[Start Entries shown]

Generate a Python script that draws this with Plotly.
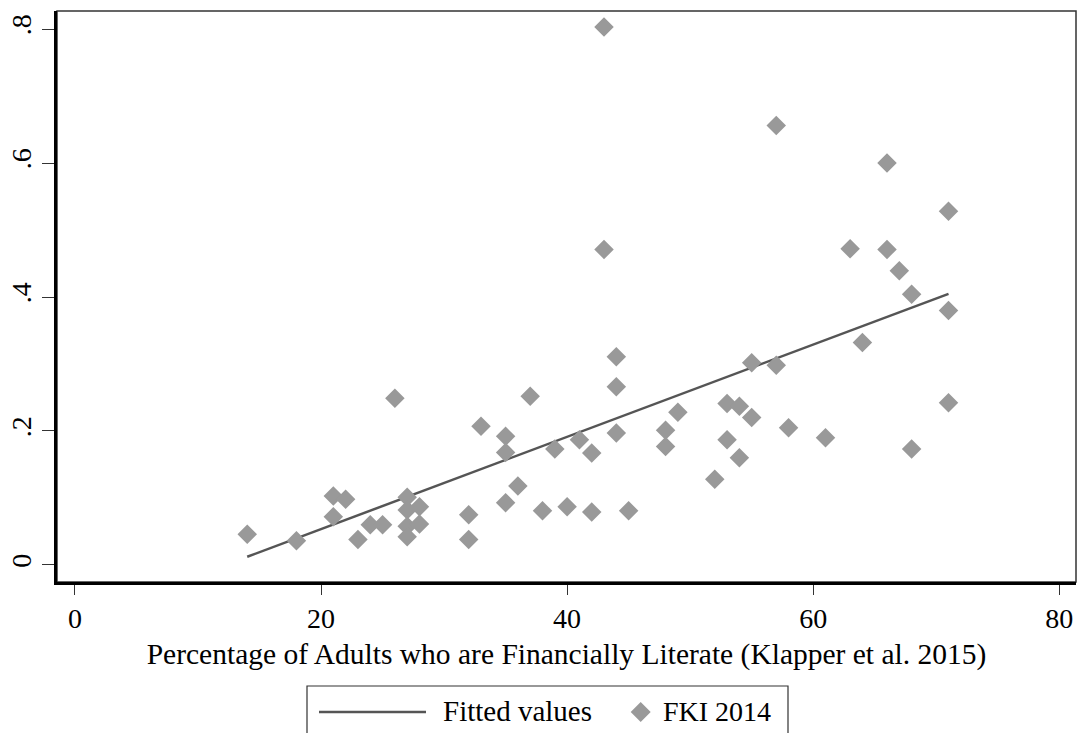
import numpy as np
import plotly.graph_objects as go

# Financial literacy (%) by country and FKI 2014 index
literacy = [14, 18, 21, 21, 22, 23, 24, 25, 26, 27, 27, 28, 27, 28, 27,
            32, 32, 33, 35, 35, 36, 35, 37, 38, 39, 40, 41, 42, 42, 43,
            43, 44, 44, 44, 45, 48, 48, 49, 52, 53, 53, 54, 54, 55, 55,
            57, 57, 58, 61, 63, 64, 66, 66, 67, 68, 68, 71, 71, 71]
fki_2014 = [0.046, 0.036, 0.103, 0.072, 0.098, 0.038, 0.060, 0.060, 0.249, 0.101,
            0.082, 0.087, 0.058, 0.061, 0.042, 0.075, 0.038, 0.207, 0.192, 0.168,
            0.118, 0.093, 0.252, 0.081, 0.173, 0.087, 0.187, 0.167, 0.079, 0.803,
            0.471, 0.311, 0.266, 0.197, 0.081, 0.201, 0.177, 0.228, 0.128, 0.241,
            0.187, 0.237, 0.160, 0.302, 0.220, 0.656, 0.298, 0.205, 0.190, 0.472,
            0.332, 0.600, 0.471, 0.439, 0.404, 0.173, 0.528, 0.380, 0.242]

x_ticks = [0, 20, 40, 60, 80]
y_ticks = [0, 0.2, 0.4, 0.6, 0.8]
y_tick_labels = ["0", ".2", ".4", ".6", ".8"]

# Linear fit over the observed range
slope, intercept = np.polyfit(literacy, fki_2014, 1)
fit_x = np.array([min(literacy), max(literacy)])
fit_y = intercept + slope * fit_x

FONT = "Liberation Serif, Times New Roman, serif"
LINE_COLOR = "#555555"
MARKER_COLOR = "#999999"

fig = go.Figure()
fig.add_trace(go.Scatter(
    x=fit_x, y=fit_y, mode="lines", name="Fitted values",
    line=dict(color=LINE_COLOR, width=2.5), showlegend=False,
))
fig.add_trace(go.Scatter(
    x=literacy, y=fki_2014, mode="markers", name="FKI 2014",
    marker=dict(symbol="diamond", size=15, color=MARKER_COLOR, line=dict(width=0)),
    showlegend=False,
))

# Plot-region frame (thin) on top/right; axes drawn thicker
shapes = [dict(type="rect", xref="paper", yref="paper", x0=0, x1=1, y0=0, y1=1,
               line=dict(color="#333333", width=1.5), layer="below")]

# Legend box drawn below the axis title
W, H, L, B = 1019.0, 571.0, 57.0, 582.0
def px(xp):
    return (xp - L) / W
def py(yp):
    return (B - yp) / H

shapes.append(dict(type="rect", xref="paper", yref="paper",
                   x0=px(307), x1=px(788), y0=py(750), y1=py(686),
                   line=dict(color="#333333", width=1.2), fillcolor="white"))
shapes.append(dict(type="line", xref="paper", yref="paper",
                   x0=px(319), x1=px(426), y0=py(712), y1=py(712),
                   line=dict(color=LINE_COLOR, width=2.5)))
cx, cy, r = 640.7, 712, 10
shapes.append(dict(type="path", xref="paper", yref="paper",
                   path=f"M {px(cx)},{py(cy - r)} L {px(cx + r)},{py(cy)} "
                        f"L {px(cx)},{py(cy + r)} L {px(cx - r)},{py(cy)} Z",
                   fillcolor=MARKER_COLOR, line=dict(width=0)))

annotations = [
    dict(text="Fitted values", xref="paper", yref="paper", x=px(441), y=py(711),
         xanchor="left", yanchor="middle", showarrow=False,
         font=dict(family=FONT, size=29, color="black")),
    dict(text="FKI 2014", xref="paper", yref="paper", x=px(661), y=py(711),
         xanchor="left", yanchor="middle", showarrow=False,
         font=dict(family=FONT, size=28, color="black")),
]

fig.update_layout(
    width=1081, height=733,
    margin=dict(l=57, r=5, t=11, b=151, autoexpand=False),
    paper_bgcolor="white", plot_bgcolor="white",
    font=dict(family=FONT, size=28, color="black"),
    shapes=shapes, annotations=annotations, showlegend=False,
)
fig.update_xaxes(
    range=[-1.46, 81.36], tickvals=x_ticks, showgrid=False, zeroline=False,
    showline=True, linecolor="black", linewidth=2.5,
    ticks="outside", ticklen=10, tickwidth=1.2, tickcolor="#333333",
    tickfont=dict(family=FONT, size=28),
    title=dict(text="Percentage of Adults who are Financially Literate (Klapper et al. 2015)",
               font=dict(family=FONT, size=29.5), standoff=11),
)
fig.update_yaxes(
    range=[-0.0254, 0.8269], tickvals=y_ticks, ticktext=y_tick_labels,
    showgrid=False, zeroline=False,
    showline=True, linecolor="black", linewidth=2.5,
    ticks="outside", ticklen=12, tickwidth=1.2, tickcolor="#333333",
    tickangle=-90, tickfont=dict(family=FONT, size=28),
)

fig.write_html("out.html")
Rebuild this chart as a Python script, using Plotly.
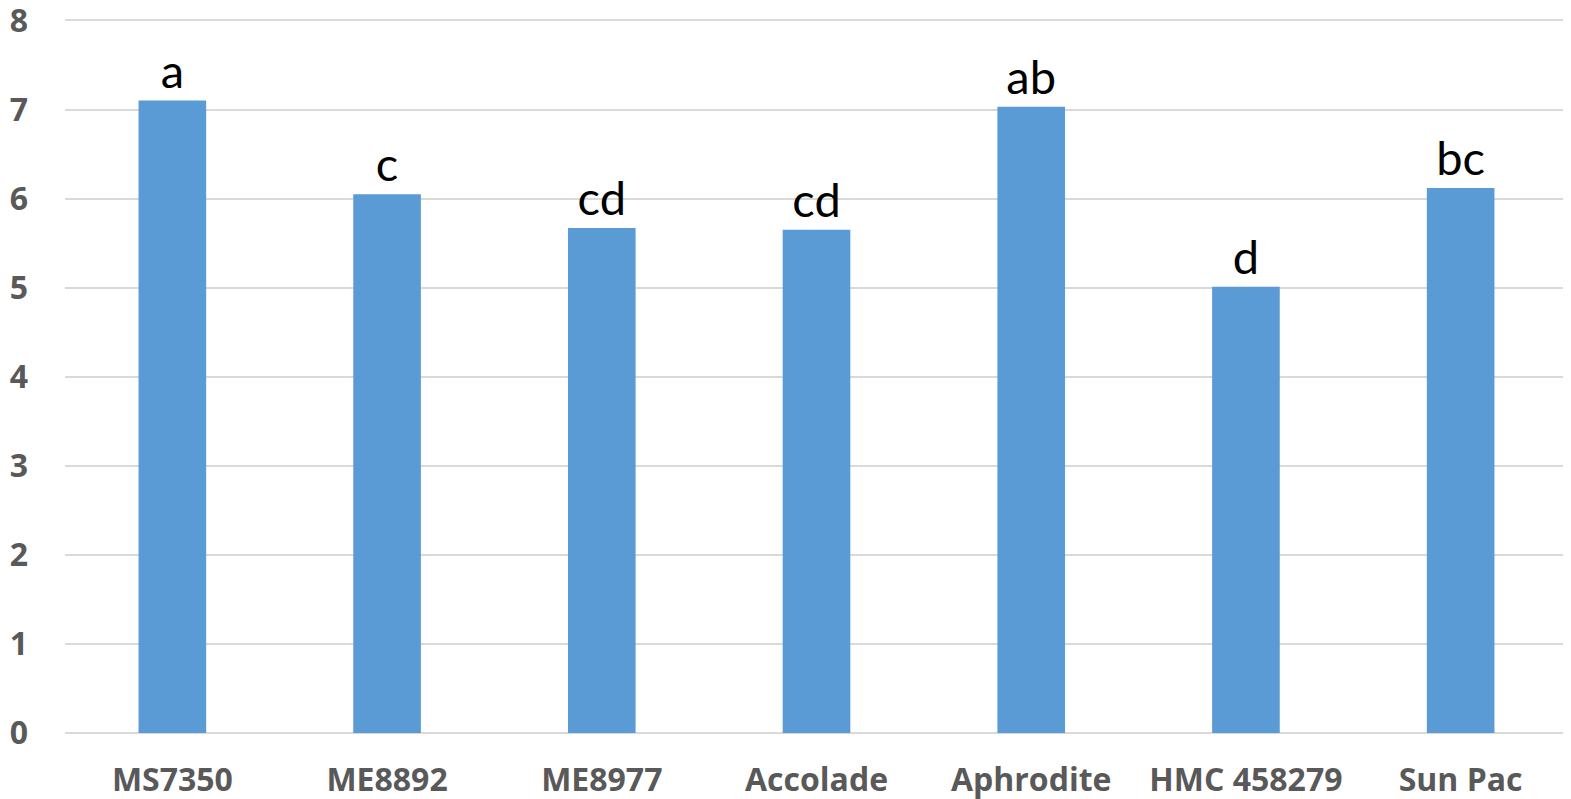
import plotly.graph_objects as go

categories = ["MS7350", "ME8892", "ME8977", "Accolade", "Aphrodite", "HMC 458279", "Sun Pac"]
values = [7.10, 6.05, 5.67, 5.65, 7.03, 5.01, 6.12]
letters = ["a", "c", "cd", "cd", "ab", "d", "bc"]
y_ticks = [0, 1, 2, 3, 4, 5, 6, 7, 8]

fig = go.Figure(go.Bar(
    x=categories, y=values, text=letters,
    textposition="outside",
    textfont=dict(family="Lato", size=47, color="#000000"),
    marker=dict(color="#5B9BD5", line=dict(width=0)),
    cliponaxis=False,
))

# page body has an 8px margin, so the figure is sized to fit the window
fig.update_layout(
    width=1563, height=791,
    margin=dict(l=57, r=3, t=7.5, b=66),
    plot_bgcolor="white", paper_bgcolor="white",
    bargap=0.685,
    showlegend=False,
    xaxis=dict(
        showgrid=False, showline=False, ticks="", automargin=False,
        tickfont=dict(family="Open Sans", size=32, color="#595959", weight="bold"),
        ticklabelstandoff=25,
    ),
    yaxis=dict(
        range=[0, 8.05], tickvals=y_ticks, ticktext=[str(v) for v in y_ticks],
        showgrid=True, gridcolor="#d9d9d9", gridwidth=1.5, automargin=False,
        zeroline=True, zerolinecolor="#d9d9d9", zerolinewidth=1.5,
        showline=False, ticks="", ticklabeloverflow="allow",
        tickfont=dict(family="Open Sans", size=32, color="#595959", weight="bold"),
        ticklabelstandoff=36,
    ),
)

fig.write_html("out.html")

[End Entries shown]

» Your task: Copy the records above exactly. The pictures are not part of the copy.

» Result of this exercise:
Generate a Python script that draws this with Plotly.
import numpy as np
import plotly.graph_objects as go

# Financial literacy (%) by country and FKI 2014 index
literacy = [14, 18, 21, 21, 22, 23, 24, 25, 26, 27, 27, 28, 27, 28, 27,
            32, 32, 33, 35, 35, 36, 35, 37, 38, 39, 40, 41, 42, 42, 43,
            43, 44, 44, 44, 45, 48, 48, 49, 52, 53, 53, 54, 54, 55, 55,
            57, 57, 58, 61, 63, 64, 66, 66, 67, 68, 68, 71, 71, 71]
fki_2014 = [0.046, 0.036, 0.103, 0.072, 0.098, 0.038, 0.060, 0.060, 0.249, 0.101,
            0.082, 0.087, 0.058, 0.061, 0.042, 0.075, 0.038, 0.207, 0.192, 0.168,
            0.118, 0.093, 0.252, 0.081, 0.173, 0.087, 0.187, 0.167, 0.079, 0.803,
            0.471, 0.311, 0.266, 0.197, 0.081, 0.201, 0.177, 0.228, 0.128, 0.241,
            0.187, 0.237, 0.160, 0.302, 0.220, 0.656, 0.298, 0.205, 0.190, 0.472,
            0.332, 0.600, 0.471, 0.439, 0.404, 0.173, 0.528, 0.380, 0.242]

x_ticks = [0, 20, 40, 60, 80]
y_ticks = [0, 0.2, 0.4, 0.6, 0.8]
y_tick_labels = ["0", ".2", ".4", ".6", ".8"]

# Linear fit over the observed range
slope, intercept = np.polyfit(literacy, fki_2014, 1)
fit_x = np.array([min(literacy), max(literacy)])
fit_y = intercept + slope * fit_x

FONT = "Liberation Serif, Times New Roman, serif"
LINE_COLOR = "#555555"
MARKER_COLOR = "#999999"

fig = go.Figure()
fig.add_trace(go.Scatter(
    x=fit_x, y=fit_y, mode="lines", name="Fitted values",
    line=dict(color=LINE_COLOR, width=2.5), showlegend=False,
))
fig.add_trace(go.Scatter(
    x=literacy, y=fki_2014, mode="markers", name="FKI 2014",
    marker=dict(symbol="diamond", size=15, color=MARKER_COLOR, line=dict(width=0)),
    showlegend=False,
))

# Plot-region frame (thin) on top/right; axes drawn thicker
shapes = [dict(type="rect", xref="paper", yref="paper", x0=0, x1=1, y0=0, y1=1,
               line=dict(color="#333333", width=1.5), layer="below")]

# Legend box drawn below the axis title
W, H, L, B = 1019.0, 571.0, 57.0, 582.0
def px(xp):
    return (xp - L) / W
def py(yp):
    return (B - yp) / H

shapes.append(dict(type="rect", xref="paper", yref="paper",
                   x0=px(307), x1=px(788), y0=py(750), y1=py(686),
                   line=dict(color="#333333", width=1.2), fillcolor="white"))
shapes.append(dict(type="line", xref="paper", yref="paper",
                   x0=px(319), x1=px(426), y0=py(712), y1=py(712),
                   line=dict(color=LINE_COLOR, width=2.5)))
cx, cy, r = 640.7, 712, 10
shapes.append(dict(type="path", xref="paper", yref="paper",
                   path=f"M {px(cx)},{py(cy - r)} L {px(cx + r)},{py(cy)} "
                        f"L {px(cx)},{py(cy + r)} L {px(cx - r)},{py(cy)} Z",
                   fillcolor=MARKER_COLOR, line=dict(width=0)))

annotations = [
    dict(text="Fitted values", xref="paper", yref="paper", x=px(441), y=py(711),
         xanchor="left", yanchor="middle", showarrow=False,
         font=dict(family=FONT, size=29, color="black")),
    dict(text="FKI 2014", xref="paper", yref="paper", x=px(661), y=py(711),
         xanchor="left", yanchor="middle", showarrow=False,
         font=dict(family=FONT, size=28, color="black")),
]

fig.update_layout(
    width=1081, height=733,
    margin=dict(l=57, r=5, t=11, b=151, autoexpand=False),
    paper_bgcolor="white", plot_bgcolor="white",
    font=dict(family=FONT, size=28, color="black"),
    shapes=shapes, annotations=annotations, showlegend=False,
)
fig.update_xaxes(
    range=[-1.46, 81.36], tickvals=x_ticks, showgrid=False, zeroline=False,
    showline=True, linecolor="black", linewidth=2.5,
    ticks="outside", ticklen=10, tickwidth=1.2, tickcolor="#333333",
    tickfont=dict(family=FONT, size=28),
    title=dict(text="Percentage of Adults who are Financially Literate (Klapper et al. 2015)",
               font=dict(family=FONT, size=29.5), standoff=11),
)
fig.update_yaxes(
    range=[-0.0254, 0.8269], tickvals=y_ticks, ticktext=y_tick_labels,
    showgrid=False, zeroline=False,
    showline=True, linecolor="black", linewidth=2.5,
    ticks="outside", ticklen=12, tickwidth=1.2, tickcolor="#333333",
    tickangle=-90, tickfont=dict(family=FONT, size=28),
)

fig.write_html("out.html")
Rebuild this chart as a Python script, using Plotly.
import plotly.graph_objects as go

categories = ["MS7350", "ME8892", "ME8977", "Accolade", "Aphrodite", "HMC 458279", "Sun Pac"]
values = [7.10, 6.05, 5.67, 5.65, 7.03, 5.01, 6.12]
letters = ["a", "c", "cd", "cd", "ab", "d", "bc"]
y_ticks = [0, 1, 2, 3, 4, 5, 6, 7, 8]

fig = go.Figure(go.Bar(
    x=categories, y=values, text=letters,
    textposition="outside",
    textfont=dict(family="Lato", size=47, color="#000000"),
    marker=dict(color="#5B9BD5", line=dict(width=0)),
    cliponaxis=False,
))

# page body has an 8px margin, so the figure is sized to fit the window
fig.update_layout(
    width=1563, height=791,
    margin=dict(l=57, r=3, t=7.5, b=66),
    plot_bgcolor="white", paper_bgcolor="white",
    bargap=0.685,
    showlegend=False,
    xaxis=dict(
        showgrid=False, showline=False, ticks="", automargin=False,
        tickfont=dict(family="Open Sans", size=32, color="#595959", weight="bold"),
        ticklabelstandoff=25,
    ),
    yaxis=dict(
        range=[0, 8.05], tickvals=y_ticks, ticktext=[str(v) for v in y_ticks],
        showgrid=True, gridcolor="#d9d9d9", gridwidth=1.5, automargin=False,
        zeroline=True, zerolinecolor="#d9d9d9", zerolinewidth=1.5,
        showline=False, ticks="", ticklabeloverflow="allow",
        tickfont=dict(family="Open Sans", size=32, color="#595959", weight="bold"),
        ticklabelstandoff=36,
    ),
)

fig.write_html("out.html")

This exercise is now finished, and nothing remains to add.